Built by a handful of devout Ahmadiyya Muslims -- a sect founded at the end of the 19th century in what is now Pakistan, but considered heretics by some -- the mosque is today the centerpiece of this emerging neighborhood.
Initially, "the main motivation was to bring worshippers close to the mosque," said, developer Naseer Ahmad.. Born in Pakistan, the 54-year-old immigrated to Canada in 1976. From each residence, homeowners have a clear view of the central mosque. Each home has a double garage and a green lawn to trim in summer.
Officially started in 1998, the village is now home to more than 260 upper-middle class families. The area streets borrow names from Pakistan's official language, Urdu, or honor famous Pakistan nationals such as 1979 Nobel laureate Abdus Salam.
Every kitchen is equipped with an extra powerful ventilation system to help clear the air when preparing extra spicy or smoky ethnic dishes. And homes are designed with two living rooms -- one for men, and another for women.
Adil Malik, a businessman, has lived with his wife in Peace Village since 2001. "My children are growing up here. It is really positive for them," Malik said of his three sons. "I have seen other kids (grow up here). Now they are teenagers and they are very productive members of society ... going to university," he said. "We look at it in the point of view that it is a community that supports each other." A house here costs about 500,000 dollars (Canadian, US or 345,000 euros) and strong demand has forced developers to add a second phase, now under construction. "It have given true meaning to (Canada's) multiculturalism concept," said the developer Ahmad, photographs of himself with leading Canadian politicians littering his office.
But even if it was conceived for Muslims, Peace Village is open to anyone, he said. To date, only Muslims have bought homes here, leading some to accuse Ahmad of having created a Muslim ghetto or a segregated community within a vastly multicultural society. "It is a very good neighborhood," he insisted, not a place where poor immigrants are forced to live in squalor. "There were some fears at the beginning" of it becoming a Muslim ghetto, he said. "But the time has proven that it has not become a ghetto.
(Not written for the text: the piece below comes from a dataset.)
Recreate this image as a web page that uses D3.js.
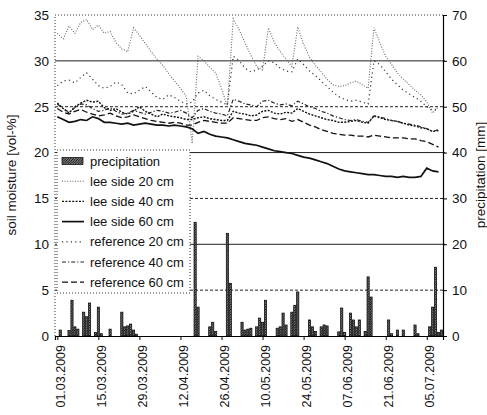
<!DOCTYPE html>
<html>
<head>
<meta charset="utf-8">
<script src="https://d3js.org/d3.v7.min.js"></script>
<style>
  body { margin: 0; background: #fff; }
  text { font-family: "Liberation Sans", Arial, sans-serif; fill: #111; }
</style>
</head>
<body>
<div id="chart"></div>
<script>
// soil moisture, sampled every second day
var dates = [
  "01.03.2009", "03.03.2009", "05.03.2009", "07.03.2009", "09.03.2009", "11.03.2009", "13.03.2009", "15.03.2009",
  "17.03.2009", "19.03.2009", "21.03.2009", "23.03.2009", "25.03.2009", "27.03.2009", "29.03.2009", "31.03.2009",
  "02.04.2009", "04.04.2009", "06.04.2009", "08.04.2009", "10.04.2009", "12.04.2009", "14.04.2009", "16.04.2009",
  "18.04.2009", "20.04.2009", "22.04.2009", "24.04.2009", "26.04.2009", "28.04.2009", "30.04.2009",
  "02.05.2009", "04.05.2009", "06.05.2009", "08.05.2009", "10.05.2009", "12.05.2009", "14.05.2009", "16.05.2009",
  "18.05.2009", "20.05.2009", "22.05.2009", "24.05.2009", "26.05.2009", "28.05.2009", "30.05.2009",
  "01.06.2009", "03.06.2009", "05.06.2009", "07.06.2009", "09.06.2009", "11.06.2009", "13.06.2009", "15.06.2009",
  "17.06.2009", "19.06.2009", "21.06.2009", "23.06.2009", "25.06.2009", "27.06.2009", "29.06.2009",
  "01.07.2009", "03.07.2009", "05.07.2009", "07.07.2009", "09.07.2009"
];
var leeSide20 = [33.0, 32.4, 33.8, 33.0, 34.2, 34.5, 33.4, 33.9, 33.0, 33.2, 32.0, 31.3, 31.0, 33.6, 32.8, 31.9,
  31.0, 30.2, 29.5, 28.6, 27.8, 27.0, 26.1, 21.0, 30.5, 30.0, 29.3, 28.7, 27.0, 25.0, 34.6,
  33.4, 32.0, 30.6, 29.4, 29.0, 33.6, 32.0, 31.0, 30.2, 29.4, 33.7, 31.8, 30.4, 29.5, 28.8,
  28.0, 27.4, 27.2, 27.3, 27.6, 27.8, 27.4, 27.0, 33.6, 32.0, 30.5, 29.6, 28.7, 28.0, 27.4,
  26.8, 26.3, 25.5, 24.3, 25.0];
var leeSide40 = [25.4, 24.8, 24.3, 25.0, 25.4, 25.7, 25.5, 25.6, 24.9, 24.6, 24.8, 24.4, 24.2, 24.5, 25.0, 24.5,
  24.2, 23.9, 24.2, 24.0, 23.9, 23.8, 23.6, 23.6, 23.8, 23.9, 23.7, 23.6, 23.5, 23.5, 24.5,
  24.3, 24.2, 24.0, 24.1, 24.5, 24.6, 24.3, 24.2, 24.4, 24.3, 24.8, 24.5, 24.2, 24.0, 23.8,
  23.6, 23.5, 23.3, 23.3, 23.4, 23.5, 23.3, 23.2, 24.0, 23.8, 23.6, 23.5, 23.4, 23.2, 23.0,
  22.9, 22.7, 22.6, 22.3, 22.4];
var leeSide60 = [23.9, 23.6, 23.3, 23.4, 23.6, 23.5, 23.9, 23.7, 23.3, 23.3, 23.2, 23.1, 23.2, 23.0, 23.1, 23.2,
  23.1, 23.0, 23.0, 22.9, 23.0, 22.9, 22.8, 22.6, 22.1, 22.3, 22.0, 21.8, 21.7, 21.6, 21.4,
  21.2, 21.0, 20.9, 20.8, 20.6, 20.4, 20.2, 20.1, 20.0, 19.9, 19.7, 19.5, 19.4, 19.2, 19.0,
  18.8, 18.5, 18.2, 18.0, 17.9, 17.8, 17.7, 17.6, 17.6, 17.5, 17.4, 17.4, 17.3, 17.4, 17.3,
  17.3, 17.4, 18.3, 18.0, 17.9];
var reference20 = [27.3, 27.8, 27.9, 27.6, 28.2, 28.7, 28.0, 27.3, 27.0, 27.2, 27.7, 27.4, 26.5, 26.4, 26.8, 27.2,
  26.6, 26.0, 25.8, 26.3, 26.0, 25.6, 25.3, 25.5, 26.5, 26.8, 26.2, 25.8, 25.5, 25.2, 30.5,
  30.0, 29.2, 28.8, 29.0, 29.4, 30.0, 29.8, 29.2, 28.9, 28.8, 30.2, 29.6, 28.9, 28.4, 27.8,
  27.2, 26.6, 26.1, 25.8, 25.6, 25.7, 25.5, 25.3, 30.0, 29.6, 28.8, 28.0, 27.4, 26.8, 26.4,
  26.0, 25.6, 25.0, 24.6, 24.8];
var reference40 = [25.3, 24.8, 24.4, 24.9, 25.3, 25.2, 24.8, 24.5, 24.6, 24.9, 24.5, 24.2, 24.3, 24.6, 24.4, 24.2,
  24.4, 24.6, 24.5, 24.3, 24.4, 24.6, 24.3, 23.8, 24.6, 24.8, 24.5, 24.3, 24.2, 24.0, 25.8,
  25.6, 25.3, 25.2, 25.0, 25.6, 25.7, 25.4, 25.2, 25.3, 25.1, 25.6, 25.3, 25.0, 24.8, 24.5,
  24.3, 24.0, 23.8, 23.6, 23.5, 23.6, 23.4, 23.3, 24.0, 23.9, 23.7, 23.5, 23.4, 23.2, 23.1,
  23.0, 22.8, 22.6, 22.3, 22.5];
var reference60 = [24.8, 24.4, 24.2, 24.5, 24.7, 24.4, 24.2, 24.0, 24.1, 24.3, 24.0, 23.8, 23.9, 24.1, 23.9, 23.7,
  23.5, 23.4, 23.3, 23.2, 23.3, 23.2, 23.0, 23.0, 23.3, 23.5, 23.4, 23.3, 23.2, 23.2, 23.8,
  23.7, 23.6, 23.5, 23.5, 23.8, 23.9, 23.7, 23.6, 23.7, 23.4, 23.6, 23.3, 23.0, 22.8, 22.5,
  22.3, 22.1, 22.0, 21.9, 21.9, 21.8, 21.8, 21.7, 21.9, 21.8, 21.7, 21.6, 21.6, 21.6, 21.5,
  21.5, 21.3, 21.2, 20.9, 20.6];

// daily precipitation (days without rain left out)
var precipDates = [
  "02.03.2009", "05.03.2009", "06.03.2009", "07.03.2009", "08.03.2009", "10.03.2009", "11.03.2009", "12.03.2009",
  "14.03.2009", "15.03.2009", "16.03.2009", "19.03.2009", "23.03.2009", "24.03.2009", "25.03.2009", "26.03.2009",
  "27.03.2009", "28.03.2009", "17.04.2009", "18.04.2009", "22.04.2009", "23.04.2009", "24.04.2009", "28.04.2009",
  "29.04.2009", "03.05.2009", "04.05.2009", "05.05.2009", "06.05.2009", "08.05.2009", "09.05.2009", "10.05.2009",
  "11.05.2009", "15.05.2009", "16.05.2009", "17.05.2009", "18.05.2009", "20.05.2009", "21.05.2009", "22.05.2009",
  "26.05.2009", "27.05.2009", "28.05.2009", "30.05.2009", "31.05.2009", "01.06.2009", "05.06.2009", "06.06.2009",
  "07.06.2009", "09.06.2009", "10.06.2009", "11.06.2009", "12.06.2009", "14.06.2009", "15.06.2009", "16.06.2009",
  "22.06.2009", "23.06.2009", "25.06.2009", "27.06.2009", "01.07.2009", "02.07.2009", "06.07.2009", "07.07.2009",
  "08.07.2009", "09.07.2009", "10.07.2009"
];
var precipValues = [1.3, 1.2, 7.8, 2.0, 1.5, 5.2, 4.2, 7.2, 0.8, 6.3, 0.5, 1.5, 5.2, 2.0, 2.2, 2.6,
  1.3, 0.4, 24.8, 6.3, 2.0, 3.0, 1.0, 22.4, 11.5, 3.0, 1.3, 1.5, 1.7, 2.0, 3.9, 3.0,
  7.8, 1.7, 2.0, 5.0, 2.4, 5.2, 6.7, 9.6, 3.5, 2.0, 1.0, 2.0, 2.4, 2.2, 0.9, 6.1,
  0.8, 5.0, 3.5, 2.0, 3.5, 1.0, 12.9, 8.5, 3.5, 0.5, 1.3, 1.3, 2.4, 0.5, 2.0, 6.3,
  15.0, 0.8, 1.3];

var tickDates = ["01.03.2009", "15.03.2009", "29.03.2009", "12.04.2009", "26.04.2009",
  "10.05.2009", "24.05.2009", "07.06.2009", "21.06.2009", "05.07.2009"];
var moistureTicks = [0, 5, 10, 15, 20, 25, 30, 35];
var precipTicks = [0, 10, 20, 30, 40, 50, 60, 70];

var parseDate = d3.utcParse("%d.%m.%Y");

// line styles for the six series
var series = [
  { name: "lee side 20 cm", values: leeSide20, dash: "1,1.6", color: "#666", w: 1.1 },
  { name: "lee side 40 cm", values: leeSide40, dash: "2,1.4", color: "#111", w: 1.4 },
  { name: "lee side 60 cm", values: leeSide60, dash: null, color: "#111", w: 1.7 },
  { name: "reference 20 cm", values: reference20, dash: "1.2,3.2", color: "#333", w: 1.2 },
  { name: "reference 40 cm", values: reference40, dash: "4,2,1.2,2", color: "#222", w: 1.2 },
  { name: "reference 60 cm", values: reference60, dash: "6,3", color: "#111", w: 1.3 }
];

var margin = { top: 15, right: 44, bottom: 79, left: 55 },
  width = 487 - margin.left - margin.right,
  height = 415 - margin.top - margin.bottom;

var svg = d3
  .select("#chart")
  .append("svg")
  .attr("width", width + margin.left + margin.right)
  .attr("height", height + margin.top + margin.bottom)
  .append("g")
  .attr("transform", "translate(" + margin.left + "," + margin.top + ")");

// hatch for the precipitation bars
var pattern = svg
  .append("defs")
  .append("pattern")
  .attr("id", "hatch")
  .attr("patternUnits", "userSpaceOnUse")
  .attr("width", 2.5)
  .attr("height", 2.5);
pattern.append("rect").attr("width", 2.5).attr("height", 2.5).attr("fill", "#fff");
pattern
  .append("path")
  .attr("d", "M-1,1 l2,-2 M0,2.5 l2.5,-2.5 M1.5,3.5 l2,-2")
  .attr("stroke", "#000")
  .attr("stroke-width", 1.2);

// scales
var x = d3
  .scaleUtc()
  .domain([new Date(Date.UTC(2009, 1, 28, 5)), new Date(Date.UTC(2009, 6, 10, 13))])
  .range([0, width]);
var y = d3.scaleLinear().domain([0, 35]).range([height, 0]);
var y2 = d3.scaleLinear().domain([0, 70]).range([height, 0]);

// gridlines
svg
  .selectAll(".grid")
  .data([5, 10, 15, 20, 25, 30])
  .enter()
  .append("line")
  .attr("x1", 0)
  .attr("x2", width + 2)
  .attr("y1", (d) => y(d))
  .attr("y2", (d) => y(d))
  .attr("stroke", "#222")
  .attr("stroke-width", 1)
  .attr("stroke-dasharray", (d) => (d % 10 === 0 ? null : "3,2"));

// plot border: dotted top and left
svg
  .append("path")
  .attr("d", "M0," + height + "V0H" + width)
  .attr("fill", "none")
  .attr("stroke", "#333")
  .attr("stroke-dasharray", "1,2");

// precipitation bars
var rain = precipDates.map(function (d, i) {
  return { date: parseDate(d), value: precipValues[i] };
});
svg
  .selectAll(".bar")
  .data(rain)
  .enter()
  .append("rect")
  .attr("class", "bar")
  .attr("x", (d) => x(d.date) - 1.1)
  .attr("width", 2.2)
  .attr("y", (d) => y2(d.value))
  .attr("height", (d) => height - y2(d.value))
  .attr("fill", "url(#hatch)")
  .attr("stroke", "#000")
  .attr("stroke-width", 0.7);

// soil moisture lines
var line = d3
  .line()
  .x((d, i) => x(parseDate(dates[i])))
  .y((d) => y(d));

svg
  .selectAll(".line")
  .data(series)
  .enter()
  .append("path")
  .attr("class", "line")
  .attr("fill", "none")
  .attr("stroke", (d) => d.color)
  .attr("stroke-width", (d) => d.w)
  .attr("stroke-dasharray", (d) => d.dash)
  .attr("d", (d) => line(d.values));

// Add the X Axis
var xaxis = svg
  .append("g")
  .attr("transform", "translate(0," + height + ")")
  .call(
    d3
      .axisBottom(x)
      .tickValues(tickDates.map(parseDate))
      .tickSize(4)
      .tickFormat(d3.utcFormat("%d.%m.%Y"))
  );
xaxis.select(".domain").attr("stroke", "#000").attr("stroke-width", 1.2);
xaxis.selectAll(".tick line").attr("stroke", "#000");
xaxis
  .selectAll("text")
  .attr("transform", "rotate(-90)")
  .attr("x", -9)
  .attr("y", 2.5)
  .attr("dy", ".35em")
  .style("text-anchor", "end")
  .style("font-size", "12.5px");

// Add the left Y Axis
var yaxis = svg
  .append("g")
  .call(d3.axisLeft(y).tickValues(moistureTicks).tickSize(0).tickPadding(6));
yaxis.select(".domain").remove();
yaxis.selectAll("text").style("font-size", "13.5px");

// Add the right Y Axis
var yaxis2 = svg
  .append("g")
  .attr("transform", "translate(" + width + ",0)")
  .call(d3.axisRight(y2).tickValues(precipTicks).tickSize(4).tickPadding(5));
yaxis2.select(".domain").attr("stroke", "#000").attr("stroke-width", 1.2);
yaxis2.selectAll("text").style("font-size", "13.5px");

// axis titles
svg
  .append("text")
  .attr("transform", "rotate(-90)")
  .attr("x", 0 - (175 - margin.top))
  .attr("y", 11 - margin.left)
  .attr("dy", ".35em")
  .style("text-anchor", "middle")
  .style("font-size", "13.5px")
  .text("soil moisture [vol-%]");

svg
  .append("text")
  .attr("transform", "rotate(-90)")
  .attr("x", 0 - (175 - margin.top))
  .attr("y", 480 - margin.left)
  .attr("dy", ".35em")
  .style("text-anchor", "middle")
  .style("font-size", "13.5px")
  .text("precipitation [mm]");

// LEGEND
var legend = svg.append("g").attr("transform", "translate(2,135)");
legend
  .append("rect")
  .attr("width", 133)
  .attr("height", 143)
  .attr("fill", "#fff")
  .attr("stroke", "#333")
  .attr("stroke-dasharray", "1,2");

var rowY = function (i) {
  return 11 + i * 20.2;
};

legend
  .append("rect")
  .attr("x", 5)
  .attr("y", rowY(0) - 3.5)
  .attr("width", 21)
  .attr("height", 7)
  .attr("fill", "url(#hatch)")
  .attr("stroke", "#000")
  .attr("stroke-width", 0.7);

legend
  .selectAll(".swatch")
  .data(series)
  .enter()
  .append("line")
  .attr("x1", 5)
  .attr("x2", 27)
  .attr("y1", (d, i) => rowY(i + 1))
  .attr("y2", (d, i) => rowY(i + 1))
  .attr("stroke", (d) => d.color)
  .attr("stroke-width", (d) => d.w)
  .attr("stroke-dasharray", (d) => d.dash);

legend
  .selectAll(".label")
  .data(["precipitation"].concat(series.map((d) => d.name)))
  .enter()
  .append("text")
  .attr("x", 33)
  .attr("y", (d, i) => rowY(i))
  .attr("dy", ".35em")
  .style("font-size", "13px")
  .text((d) => d);
</script>
</body>
</html>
The property values are very high.
There is no violence and the streets are clean." Patricia Wood, an associate professor at York University who has researched multiculturalism and immigration, also defended the housing development, noting that while some aspects of the project may seem new, the creation of ethnic or religious-based neighborhoods "is actually a very old practice" on this continent. "If you look at the history of North America, some of the earliest settlements have specific groups coming and establishing their own communities with their own buildings and their own institutions in very close proximity to one another." There are very few immigrant groups that did not create their own neighborhoods within larger cities, and historically it has been good for them and society at large, she said.
Wood concedes that some people may have some difficulty with the concept, which can also be seen in an all Catholic village in Florida called Ave Maria. Some people have "a more generalized fear of the Muslim community" since the attacks of September 11, 2001, that killed almost 3,000 people in New York, Pennsylvania and Washington, she said. Whether it be the Muslim Peace Village, or Vancouver's century-old Chinatown, "there is so much mutual support in these communities that would not necessarily be available in Canadian society." "It's been a very important part of successful migration in Canada and the United States," she said.